Se faisant, l'église manque au devoir de pédagogie qui s'attache à son ambition. Dans une déclaration alambiquée, elle joue des mots sans s'attacher à décrire la stricte portée de la mesure adoptée nuitamment par les députés, et qui sera retoquée par les sénateurs. A la lecture du texte, seul le demandeur pourrait avoir l'initiative du recours au test ADN, et non l'administration chargée d'instruire sa demande. En outre, il ne serait possible que pour le demandeur ressortissant de pays dument répertoriés et dans lesquels l'état civil présente des carences. Enfin, si le visa est accordé, les frais avancés pour cet examen seraient remboursés par l'Etat français au demandeur. Ces trois conditions semblent plutôt servir la cause des candidats au regroupement familial qui sont de bonne foi. Les autres pourront toujours continuer à faire valoir leur droit dans les conditions actuelles.

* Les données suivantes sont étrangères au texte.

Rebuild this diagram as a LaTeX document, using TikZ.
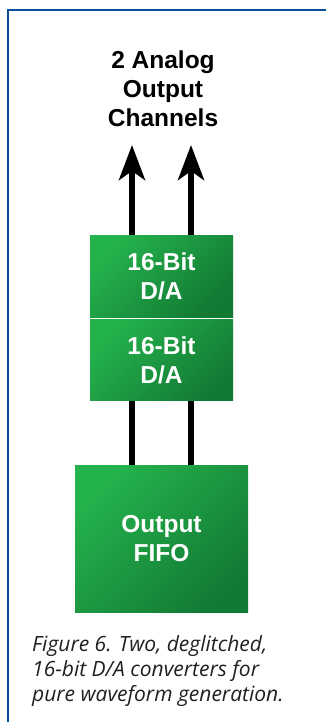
\documentclass[tikz,border=0pt]{standalone}
\usepackage{fontspec}
\setmainfont{Liberation Sans}
\newfontfamily\capfont{Open Sans}
\usetikzlibrary{arrows.meta,positioning}
\definecolor{frameblue}{RGB}{8,80,155}
\definecolor{greenlight}{RGB}{36,178,76}
\definecolor{greendark}{RGB}{19,122,52}
\definecolor{captext}{RGB}{35,31,32}

\begin{document}
\begin{tikzpicture}[
      x=1pt,y=-1pt,
      every node/.style={inner sep=0pt,font=\fontsize{24.5}{29}\selectfont\bfseries},
      block/.style={left color=greenlight,right color=greendark,shading angle=45,
        text=white,align=center},
      bus/.style={line width=6pt,black},
      outarrow/.style={bus,-{Stealth[length=35pt,width=26pt,inset=9pt]}}
    ]
      \useasboundingbox (0,0) rectangle (326,722);
      \draw[frameblue,line width=2.5pt] (8,730) -- (8,10) -- (326,10);
      \node[align=center] (title) at (163,89) {2 Analog\\Output\\Channels};
      \node[block,minimum width=143pt,minimum height=82pt] (da1) at (161.5,276) {16-Bit\\D/A};
      \node[block,minimum width=143pt,minimum height=81pt,below=2pt of da1] (da2) {16-Bit\\D/A};
      \node[block,minimum width=173pt,minimum height=147pt] (fifo) at (161.5,538.5) {Output\\FIFO};
      \coordinate (out1) at (132,145);
      \coordinate (out2) at (191,145);
      \draw[bus] ([xshift=-29.5pt]fifo.north) -- ([xshift=-29.5pt]da2.south);
      \draw[bus] ([xshift=29.5pt]fifo.north) -- ([xshift=29.5pt]da2.south);
      \draw[outarrow] ([xshift=-29.5pt]da1.north) -- (out1);
      \draw[outarrow] ([xshift=29.5pt]da1.north) -- (out2);
      \node[anchor=north west,align=left,text=captext,
        font=\capfont\fontsize{21}{25}\selectfont\itshape] (caption) at (32,635)
        {Figure 6. Two, deglitched,\\16-bit D/A converters for\\pure waveform generation.};
    \end{tikzpicture}
\end{document}
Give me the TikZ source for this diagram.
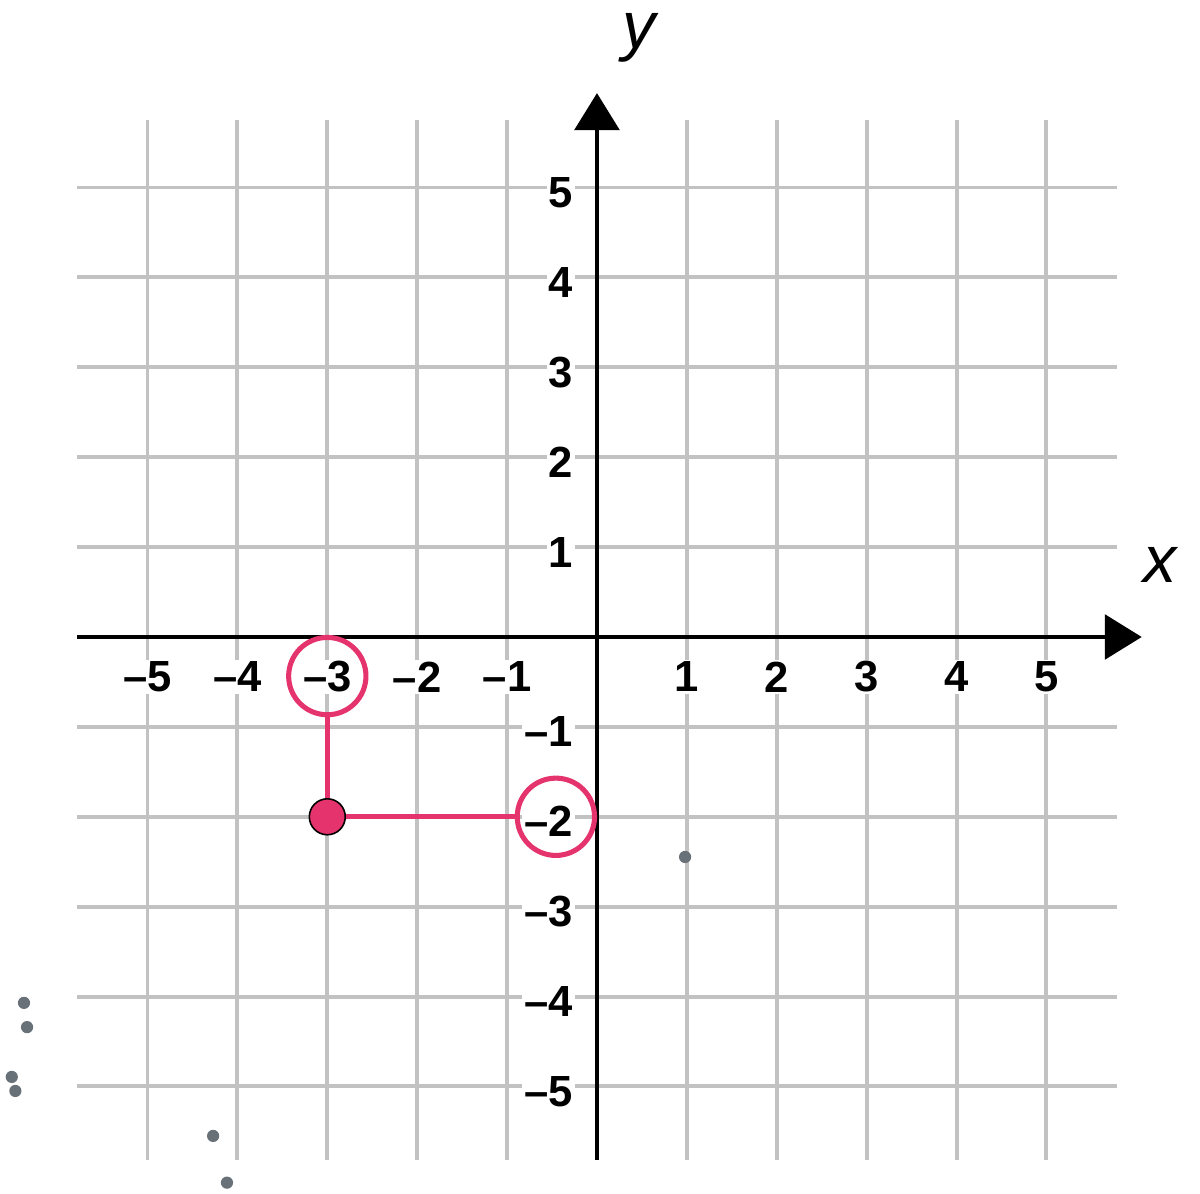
\documentclass[tikz,border=0pt]{standalone}
\usepackage{fontspec}
\setmainfont{Liberation Sans}
\usetikzlibrary{arrows.meta}

\definecolor{gridgray}{RGB}{194,194,194}
\definecolor{markpink}{RGB}{229,51,110}
\definecolor{dotgray}{RGB}{104,112,120}

\tikzset{
  ticklab/.style={font=\bfseries\fontsize{13.8}{15}\selectfont,fill=white,inner sep=0.6pt},
  axlab/.style={font=\itshape\fontsize{21}{24}\selectfont},
  ring/.style={circle,draw=markpink,line width=1.6pt,minimum size=0.86cm,inner sep=0pt},
  strayDot/.style={dotgray,fill=dotgray}
}

\begin{document}
\begin{tikzpicture}[x=1cm,y=1cm]
  \useasboundingbox (-6.641,-6.196) rectangle (6.708,7.086);

  % grid
  \foreach \x in {-5,...,5} {
    \draw[gridgray,line width=1.25pt] (\x,-5.82) -- (\x,5.75);
  }
  \foreach \y in {-5,...,5} {
    \draw[gridgray,line width=1.25pt] (-5.78,\y) -- (5.78,\y);
  }

  % axes
  \draw[line width=1pt,-{Triangle[length=11.7pt,width=14.2pt]}] (-5.78,0) -- (6.06,0);
  \draw[line width=1pt,-{Triangle[length=11.7pt,width=14.2pt]}] (0,-5.82) -- (0,6.05);
  \node[axlab] (xname) at (6.26,0.80) {x};
  \node[axlab] (yname) at (0.47,6.66) {y};

  % tick labels
  \foreach \x in {-5,-4,-3,-2,-1} {
    \node[ticklab] (xl\x) at (\x,-0.445) {–\the\numexpr-\x\relax};
  }
  \foreach \x in {1,...,5} {
    \node[ticklab] (xl\x) at (\x,-0.445) {\x};
  }
  \foreach \y in {1,...,5} {
    \node[ticklab,anchor=east] (yl\y) at (-0.24,\y-0.055) {\y};
  }
  \foreach \y in {-5,-4,-3,-2,-1} {
    \node[ticklab,anchor=east] (yl\y) at (-0.24,\y-0.055) {–\the\numexpr-\y\relax};
  }

  % point (-3,-2) and its coordinates
  \node[ring] (ringx) at (-3,-0.435) {};
  \node[ring] (ringy) at (-0.457,-2) {};
  \node[circle,fill=markpink,draw=black,line width=0.5pt,minimum size=0.4cm,inner sep=0pt] (pt) at (-3,-2) {};
  \draw[markpink,line width=1.6pt] (ringx.south) -- (pt.north);
  \draw[markpink,line width=1.6pt] (pt.east) -- (ringy.west);

  % stray dots
  \fill[strayDot] (0.98,-2.447) circle (0.068);
  \fill[strayDot] (-6.374,-4.07) circle (0.068);
  \fill[strayDot] (-6.34,-4.34) circle (0.068);
  \fill[strayDot] (-6.51,-4.894) circle (0.068);
  \fill[strayDot] (-6.47,-5.05) circle (0.068);
  \fill[strayDot] (-4.27,-5.55) circle (0.068);
  \fill[strayDot] (-4.116,-6.07) circle (0.068);
\end{tikzpicture}
\end{document}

Enfin, sans en avoir peut-être conscience, le clergé français s'immisce dans une querelle politicienne qui prend forme en cette rentrée parlementaire. Le texte du Gouvernement relatif à la maîtrise de l'immigration, à l'intégration et à l'asile est le premier sur lequel les rivalités internes à la majorité peuvent véritablement s'épanouir. Sous couvert de son penchant humaniste, Jean-Pierre Raffarin, fine lame, s'est engouffré dans le brèche. De la réforme des institutions qui s'ébauche lentement mais surement à la demande du Président de la République, c'est peut-être le Sénat qui a le plus à perdre. Cette maison vit mal "la rupture", comme en témoigne la charge du chef de file des sénateurs UMP contre le dévoiement possible des règles de la Vème République ou l'ouverture à la mode de Nicolas Sarkozy. Par surcroît, la Haute-Assemblée est entrée dans les grandes manoeuvres pour remplacer son président cacochyme. Au plus tard, l'élection de son successeur aura lieu dans un an. La campagne ourdie au sein du groupe UMP pourrait donner à certains l'occasion de manifester quelques velléités de résistance au pouvoir exécutif dont l'hégémonie commence non seulement à agacer mais également peut-être à inquiéter.